Picking up calls from numbers one doesn’t recognize can result in one’s
number being stolen for use in making unwanted junk calls to others as well as
increasing the number of junk calls coming into that number. It can also open the door to identity
theft. A deluge of unwanted calls
usually wears off in a few weeks or so.
Listing the number with the Federal government’s ‘Do Not Call’ list has
little effect. Many people I know,
especially the younger ones, have given up on this type of telephone service
entirely and totally depend on their ‘mobile’ phones. Right now, I still like having it as a
‘back-up.’ service.
My IPhone 11 |
Although my ‘mobile’ number is also listed with the government’s ‘Do Not Call’ list, several unwanted calls come into it each day, which probably result from my having accepted one which I should not have, but the number of which looked familiar, but without a name showing up on the screen. (I’ve occasionally received such ‘mobile’ calls from unfamiliar locations which I routinely deleted until I realized they were the ‘mobile’ numbers of a someone I knew, secured before they moved to Florida.)
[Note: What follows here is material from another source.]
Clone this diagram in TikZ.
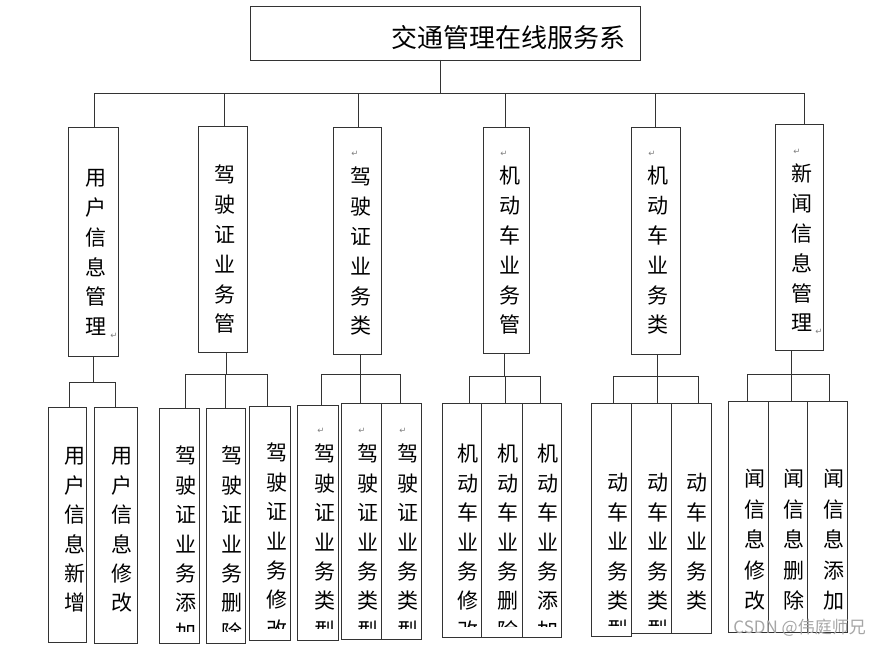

Picking up calls from unfamiliar
numbers is a much riskier thing to do on a ‘mobile’ phone because of its
internet connections and since there are many illegitimate groups actively
stealing (‘phishing’ they call it) numbers to use to reach other ‘mobile’
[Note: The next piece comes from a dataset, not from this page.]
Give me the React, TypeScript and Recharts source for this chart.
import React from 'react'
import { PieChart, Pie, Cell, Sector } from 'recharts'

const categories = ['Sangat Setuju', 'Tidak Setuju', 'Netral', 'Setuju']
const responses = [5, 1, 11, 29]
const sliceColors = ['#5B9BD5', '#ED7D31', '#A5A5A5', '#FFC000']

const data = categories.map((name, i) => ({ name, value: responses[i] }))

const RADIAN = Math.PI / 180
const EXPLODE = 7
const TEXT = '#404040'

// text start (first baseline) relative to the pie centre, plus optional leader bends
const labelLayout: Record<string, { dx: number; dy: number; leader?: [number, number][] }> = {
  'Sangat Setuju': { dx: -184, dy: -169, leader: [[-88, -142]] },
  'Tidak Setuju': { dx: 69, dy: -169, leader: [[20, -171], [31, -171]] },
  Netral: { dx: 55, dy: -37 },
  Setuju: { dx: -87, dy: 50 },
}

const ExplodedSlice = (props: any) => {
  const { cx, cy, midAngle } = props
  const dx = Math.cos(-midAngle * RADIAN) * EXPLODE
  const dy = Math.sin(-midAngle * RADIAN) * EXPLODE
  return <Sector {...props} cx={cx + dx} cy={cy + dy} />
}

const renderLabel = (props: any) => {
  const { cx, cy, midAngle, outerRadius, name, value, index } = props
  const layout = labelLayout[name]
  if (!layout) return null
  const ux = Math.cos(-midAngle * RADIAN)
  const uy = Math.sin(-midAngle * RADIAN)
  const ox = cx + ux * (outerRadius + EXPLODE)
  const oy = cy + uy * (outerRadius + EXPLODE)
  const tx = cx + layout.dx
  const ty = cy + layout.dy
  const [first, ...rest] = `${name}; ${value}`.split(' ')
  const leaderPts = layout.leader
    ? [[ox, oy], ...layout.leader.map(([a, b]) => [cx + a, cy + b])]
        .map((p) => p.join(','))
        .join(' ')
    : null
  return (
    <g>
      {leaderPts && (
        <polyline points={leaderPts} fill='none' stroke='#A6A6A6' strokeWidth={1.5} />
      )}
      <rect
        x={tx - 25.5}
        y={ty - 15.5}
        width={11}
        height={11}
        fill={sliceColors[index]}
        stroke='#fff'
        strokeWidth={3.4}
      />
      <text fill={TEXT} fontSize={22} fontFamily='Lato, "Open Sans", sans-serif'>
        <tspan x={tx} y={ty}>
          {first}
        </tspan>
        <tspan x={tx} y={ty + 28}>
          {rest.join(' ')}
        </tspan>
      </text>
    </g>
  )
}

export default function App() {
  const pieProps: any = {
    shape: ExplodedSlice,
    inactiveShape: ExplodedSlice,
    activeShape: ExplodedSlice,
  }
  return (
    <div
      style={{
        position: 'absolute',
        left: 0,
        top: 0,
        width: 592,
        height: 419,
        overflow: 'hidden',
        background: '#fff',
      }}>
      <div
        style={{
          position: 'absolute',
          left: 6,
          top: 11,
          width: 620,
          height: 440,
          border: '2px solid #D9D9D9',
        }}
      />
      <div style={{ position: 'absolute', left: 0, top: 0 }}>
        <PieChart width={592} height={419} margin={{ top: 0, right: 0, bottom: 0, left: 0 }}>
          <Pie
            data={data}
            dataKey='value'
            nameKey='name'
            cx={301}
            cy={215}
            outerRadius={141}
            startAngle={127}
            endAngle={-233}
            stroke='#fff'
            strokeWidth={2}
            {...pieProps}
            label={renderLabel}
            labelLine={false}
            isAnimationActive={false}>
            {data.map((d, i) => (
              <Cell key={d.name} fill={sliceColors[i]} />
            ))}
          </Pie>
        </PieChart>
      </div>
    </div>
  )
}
phones, which can be the first step to identity theft. When you pick up such a call and there is no
one there, it means they were just trying to get you to pick up your phone. The
‘connection’ was all they wanted, and that’s how you ended up a week later,
getting a batch of strange calls from places like Boise, Idaho or Jackson,
Mississippi, which are of course to be ignored.
Sometimes
I wish things were as simple as they were when we just had one old-fashioned
phone with a rotary dial on a table in our foyer.
* * * *
See! An entire posting without any politics or Covid19 advice.